DeepSeek-V3 AI Model Released
The DeepSeek-V3 AI model is currently available on Hugging Face, where it is hosted as open-source software. The listing indicates that this LLM is designed for efficient inference and economical training, utilizing Multi-head Latent Attention (MLA) and DeepSeekMoE techniques.
This innovative architecture allows the AI model to activate only relevant parameters, which contributes to quicker processing times and improved accuracy when compared to traditional models of comparable size. DeepSeek-V3 was pre-trained on an extensive dataset of 14.8 trillion tokens and utilizes advanced methodologies such as supervised fine-tuning and reinforcement learning to produce high-quality outputs.
According to DeepSeek, the training process for the AI model took 2.788 million hours using Nvidia H800 GPUs.
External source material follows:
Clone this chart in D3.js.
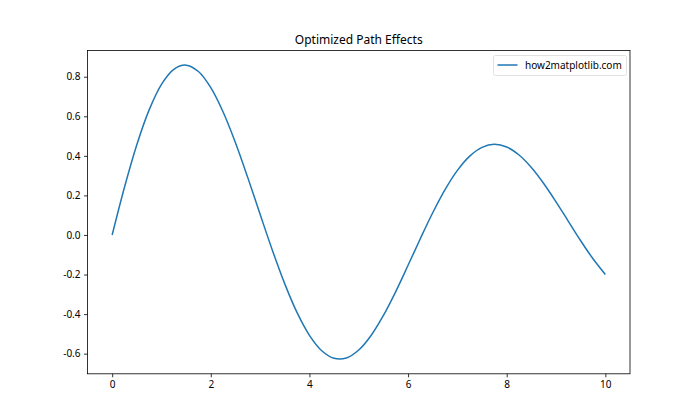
<!DOCTYPE html>
<html><head><meta charset="utf-8">
<script src="https://cdn.jsdelivr.net/npm/d3@7"></script>
<style>body{margin:0;background:#fff}svg{display:block}text{font-family:"Noto Sans","Open Sans",sans-serif}</style>
</head><body><svg id="c" width="700" height="420"></svg>
<script>
const xs = [0,0.25,0.5,0.75,1,1.25,1.5,1.75,2,2.25,2.5,2.75,3,3.25,3.5,3.75,4,4.25,4.5,4.75,5,5.25,5.5,5.75,6,6.25,6.5,6.75,7,7.25,7.5,7.75,8,8.25,8.5,8.75,9,9.25,9.5,9.75,10];
const ys = [0,0.2413,0.4560,0.6323,0.7614,0.8375,0.8585,0.8261,0.7445,0.6213,0.4661,0.2899,0.1045,-0.0782,-0.2472,-0.3929,-0.5073,-0.5852,-0.6233,-0.6215,-0.5816,-0.5081,-0.4070,-0.2860,-0.1533,-0.0178,0.1123,0.2291,0.3263,0.3986,0.4431,0.4582,0.4445,0.4043,0.3413,0.2604,0.1676,0.0691,-0.0291,-0.1205,-0.2001];
const xTicks = [0,2,4,6,8,10];
const yTicks = [-0.6,-0.4,-0.2,0.0,0.2,0.4,0.6,0.8];
const title = "Optimized Path Effects";
const seriesName = "how2matplotlib.com";

const svg = d3.select("#c");
const L=87.5, R=630, T=50.4, B=373.8;
const yMin=-0.6275, yMax=0.8587, ypad=(yMax-yMin)*0.05;
const x = d3.scaleLinear().domain([-0.5,10.5]).range([L,R]);
const y = d3.scaleLinear().domain([yMin-ypad,yMax+ypad]).range([B,T]);
const fmt = v => (v<0?"-":"")+Math.abs(v).toFixed(1);

const gx = svg.append("g").attr("transform",`translate(0,${B})`)
  .call(d3.axisBottom(x).tickValues(xTicks).tickSize(3.5).tickPadding(3.5).tickFormat(d3.format("d")));
const gy = svg.append("g").attr("transform",`translate(${L},0)`)
  .call(d3.axisLeft(y).tickValues(yTicks).tickSize(3.5).tickPadding(3.5).tickFormat(fmt));
[gx,gy].forEach(g=>{g.select(".domain").remove();g.selectAll("line").attr("stroke","#000").attr("stroke-width",0.8);
  g.selectAll("text").attr("font-size",10).attr("fill","#000").attr("font-family","'Noto Sans','Open Sans',sans-serif");});

svg.append("path").datum(xs.map((d,i)=>[d,ys[i]]))
  .attr("fill","none").attr("stroke","#1f77b4").attr("stroke-width",1.5)
  .attr("d",d3.line().x(d=>x(d[0])).y(d=>y(d[1])).curve(d3.curveCatmullRom.alpha(0.5)));

svg.append("rect").attr("x",L).attr("y",T).attr("width",R-L).attr("height",B-T)
  .attr("fill","none").attr("stroke","#000").attr("stroke-width",0.8);

svg.append("text").attr("x",(L+R)/2).attr("y",T-6).attr("text-anchor","middle")
  .attr("font-size",12).attr("fill","#000").text(title);

const lg = svg.append("g");
lg.append("rect").attr("x",493.5).attr("y",55.5).attr("width",133).attr("height",20).attr("rx",2)
  .attr("fill","#fff").attr("fill-opacity",0.8).attr("stroke","#d9d9d9").attr("stroke-width",0.8);
lg.append("line").attr("x1",497.5).attr("x2",517.5).attr("y1",65).attr("y2",65)
  .attr("stroke","#1f77b4").attr("stroke-width",1.5);
lg.append("text").attr("x",525).attr("y",69).attr("font-size",10).attr("fill","#000").text(seriesName);
</script></body></html>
The model’s architecture incorporates a load-balancing method to prevent performance degradation, a strategy first employed on the predecessor model.
In terms of performance, internal evaluations suggest that DeepSeek-V3 surpasses the Meta Llama 3.1 and Qwen 2.5 models across various benchmarks, including Big-Bench High-Performance (BBH), Massive Multitask Language Understanding (MMLU), HumanEval, and MATH. However, these claims have yet to be validated by independent researchers.
A significant feature of the DeepSeek-V3 is its substantial size of 671 billion parameters. While there are larger models on the market, such as the Gemini 1.5 Pro, which contains one trillion parameters, such vast sizes are uncommon within the open-source domain. Prior to this release, the largest open-source AI model was Meta’s Llama 3.1 with 405 billion parameters.